Healthy Schools

  • In the United States, more than 48 million students attend 94,000 public elementary, middle, and secondary schools each day (Hoffman 2003; Wirt et al. 2004), and an additional 5.3 million students attend 30,000 private schools (TAB ED 2005).
  • Children spend more time in schools than in any other environment except their home.
  • More than 4.7 million teachers and hundreds of thousands of administrators, janitors, food service workers, security guards, and other personnel staff these schools.
  • No other category of building can claim to house one in five Americans every day.

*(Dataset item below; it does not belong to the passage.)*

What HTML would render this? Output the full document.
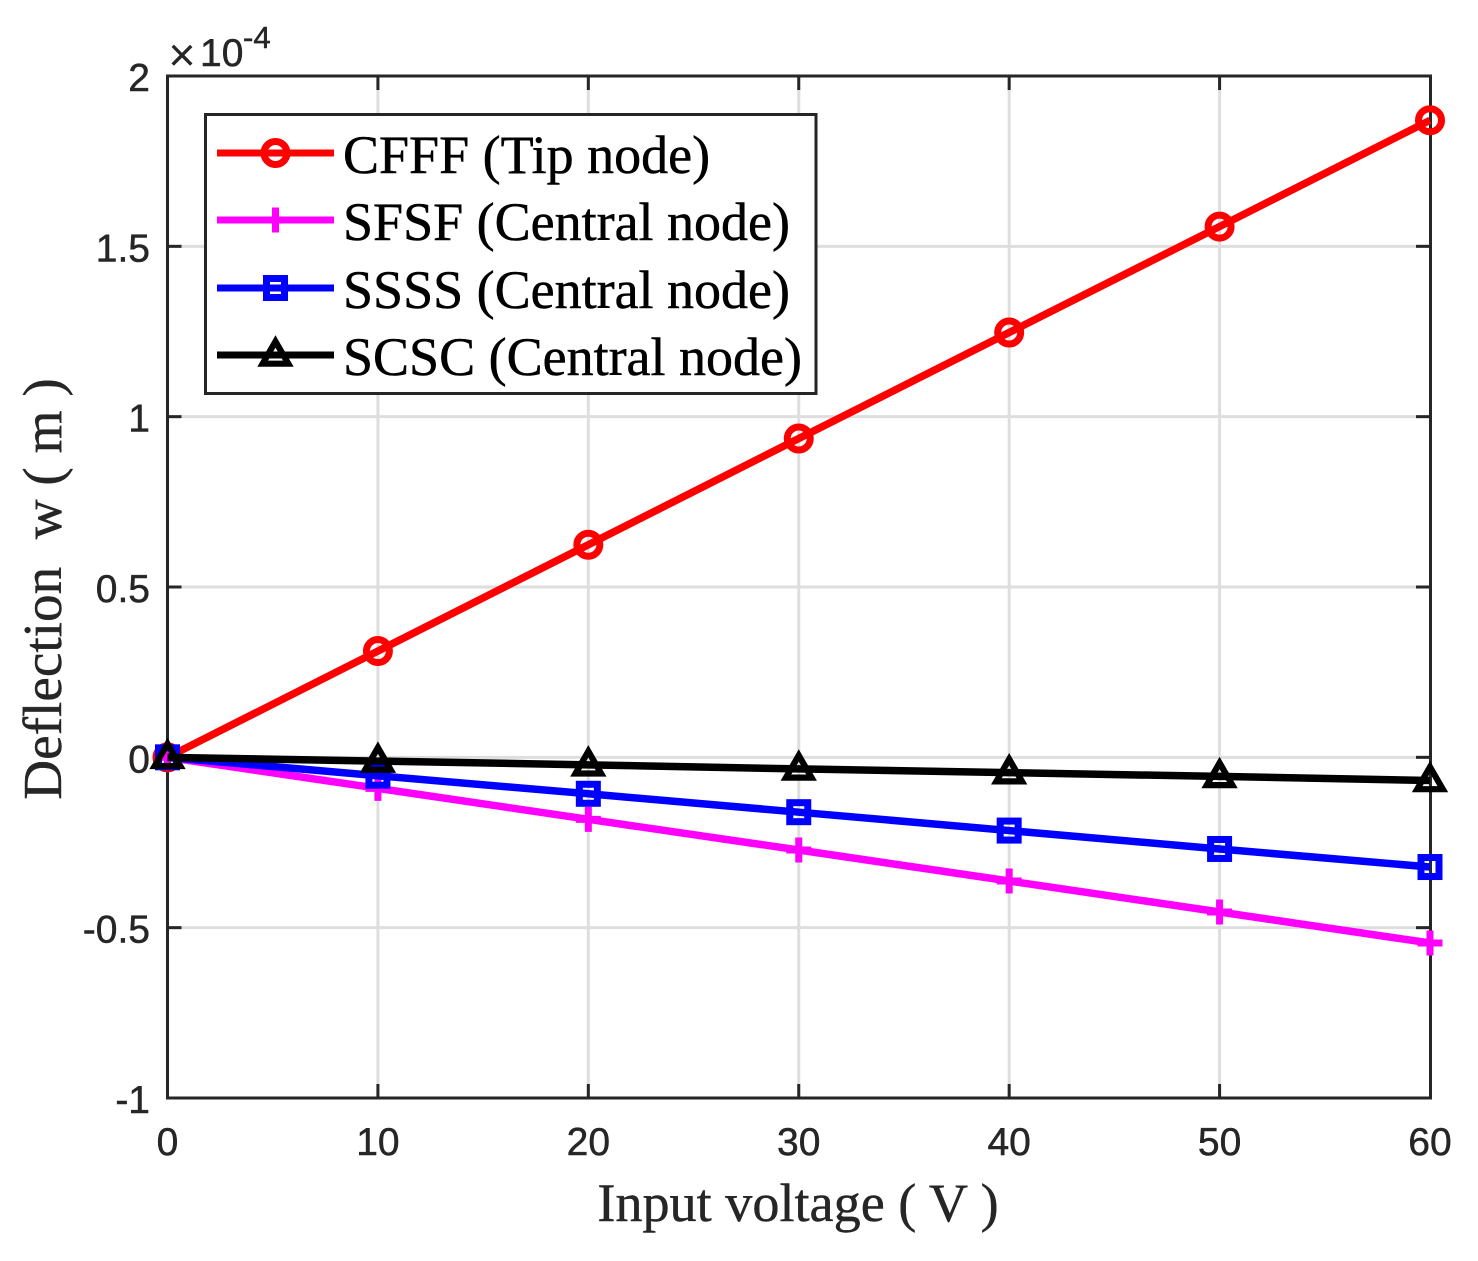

Schools are unique environments in many ways. In virtually no other settings do people spend extended periods of time in such close quarters. Few other buildings house such a wide variety of functions, from education to athletics to health care to food preparation and even to automobile repair and chemical processes.

 

But the most important feature of schools is that we send our children there to learn—to learn reading and writing and mathematics and sciences, to learn values and social skills, to prepare for their futures, to become all that they can be. It is no exaggeration to say that schools harbor our collective dreams for the future—they are the places where values are passed on, technical solutions originate, and the world of tomorrow is shaped. These high expectations stand in sharp contrast to the realities of many school environments. In a nation of gleaming office buildings, sumptuous gated communities, and luxurious shopping malls, many of our schools do not measure up.